One brief comment on how I always positioned the harp when playing a concerto. I found it necessary to always be on the right side of the conductor at only a slight angle. I know other soloists face straight out towards the audience, but for me I like to feel part of the orchestra and have a dead on view of the conductor and he of me. Never is this more true than in this harp concerto.

I have always stood firm with my insistence on using the original score. I feel closer to the concerto when I look at the photostat I have always played from and now teach by. When it was edited by Mr. Zabaleta some years after its' premiere I became even more convinced that I would keep to what was on the page in Mr. Ginasteras' handwriting. In my opinion there have been some good and not so good changes and a few simplifications, but long live the original!

After nearly fifty years since that first performance I do not think my concept of the concerto has changed all that much. Of course, one is going to develop and understand subtleties and grasp a deeper feeling with each opportunity to perform the work.

I have certainly become much more aware of the pitfalls that can happen with any orchestra major or not, repeated patterns of where things can get off track, how to get back on and how to help an orchestra hear the harp through hand gestures when the volume drowns the instrument out.

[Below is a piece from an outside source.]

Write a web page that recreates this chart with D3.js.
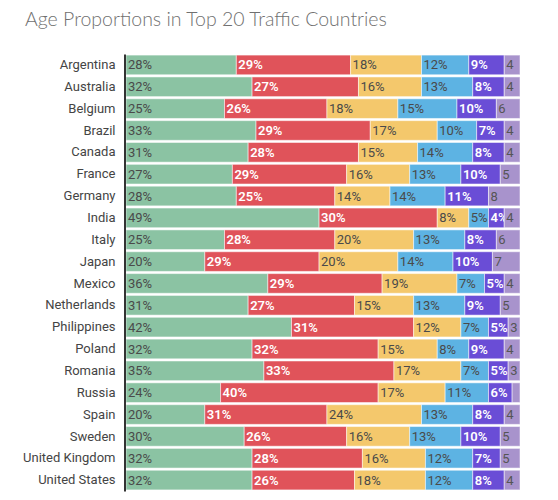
<!DOCTYPE html>
<html><head><meta charset="utf-8">
<script src="https://cdn.jsdelivr.net/npm/d3@7"></script>
<style>body{margin:0;background:#fff;}svg{display:block;}</style>
</head><body>
<script>
const countries = ["Argentina","Australia","Belgium","Brazil","Canada","France","Germany","India","Italy","Japan","Mexico","Netherlands","Philippines","Poland","Romania","Russia","Spain","Sweden","United Kingdom","United States"];
const age18_24 = [28,32,25,33,31,27,28,49,25,20,36,31,42,32,35,24,20,30,32,32];
const age25_34 = [29,27,26,29,28,29,25,30,28,29,29,27,31,32,33,40,31,26,28,26];
const age35_44 = [18,16,18,17,15,16,14,8,20,20,19,15,12,15,17,17,24,16,16,18];
const age45_54 = [12,13,15,10,14,13,14,5,13,14,7,13,7,8,7,11,13,13,12,12];
const age55_64 = [9,8,10,7,8,10,11,4,8,10,5,9,5,9,5,6,8,10,7,8];
const age65plus = [4,4,6,4,4,5,8,4,6,7,4,5,3,4,3,2,4,5,5,4];
const seriesKeys = ["a","b","c","d","e","f"];
const seriesData = [age18_24,age25_34,age35_44,age45_54,age55_64,age65plus];
const colors = ["#8bc3a3","#e0535a","#f4c86c","#5db3e3","#6a4dd6","#a893cc"];
const textColors = ["#4a4a4a","#ffffff","#4a4a4a","#4a4a4a","#ffffff","#555555"];
const boldText = [false,true,false,false,true,false];

const W=558,H=500;
const svg=d3.select("body").append("svg").attr("width",W).attr("height",H);
svg.append("text").attr("x",25).attr("y",26).text("Age Proportions in Top 20 Traffic Countries")
  .attr("font-family","Lato, 'Open Sans', sans-serif").attr("font-size",19.5).attr("font-weight",300).attr("fill","#707070");

const rows = countries.map((c,i)=>{const r={country:c}; seriesKeys.forEach((k,j)=>r[k]=seriesData[j][i]); return r;});
const stack = d3.stack().keys(seriesKeys)(rows);
const x = d3.scaleLinear().domain([0,100]).range([126,520]);
const y = d3.scaleBand().domain(countries).range([54,491]).paddingInner(0.1).paddingOuter(0.05);

stack.forEach((layer,j)=>{
  const g = svg.append("g");
  g.selectAll("rect").data(layer).join("rect")
    .attr("x",d=>x(d[0])).attr("y",d=>y(d.data.country))
    .attr("width",d=>x(d[1])-x(d[0])).attr("height",y.bandwidth())
    .attr("fill",colors[j]).attr("stroke","#ffffff").attr("stroke-opacity",0.5).attr("stroke-width",1);
  g.selectAll("text").data(layer).join("text")
    .attr("x",d=>x(d[0])+2).attr("y",d=>y(d.data.country)+y.bandwidth()/2)
    .attr("dy","0.35em")
    .text(d=>j===5?(d[1]-d[0]<=2?"":String(d[1]-d[0])):(d[1]-d[0])+"%")
    .attr("font-family","Roboto, sans-serif").attr("font-size",13)
    .attr("font-weight",boldText[j]?600:"normal")
    .attr("fill",textColors[j]);
});

const yAxis = svg.append("g").attr("transform","translate(124.5,0)").call(d3.axisLeft(y).tickSize(0).tickPadding(9));
yAxis.select(".domain").attr("stroke","#333").attr("stroke-width",2);
yAxis.selectAll("text").attr("font-family","Roboto, sans-serif").attr("font-size",13).attr("fill","#444");
</script>
</body></html>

It took many years to finally try a small mic, but it made such a difference for all concerned. 

You cannot imagine how happy it makes me to know how popular the Ginastera Concerto has become with both the harp community and with those audiences that once upon a time could not relate to an instrument that could be powerful, dynamic, energetic and cutting edge!

Behind it all lies the brilliance of Carlos Salzedo, eons ahead of everyone, moving the harp into its' own realm of possibilities previously not considered or understood. Many times I felt it was such a shame he did not live long enough to see what those ingenious creations of his would bring forth in the mind of Alberto Ginastera. For me they go together hand in hand. Because of this work and because of my time with Mr. Salzedo the concerto very quickly fell into my head and heart!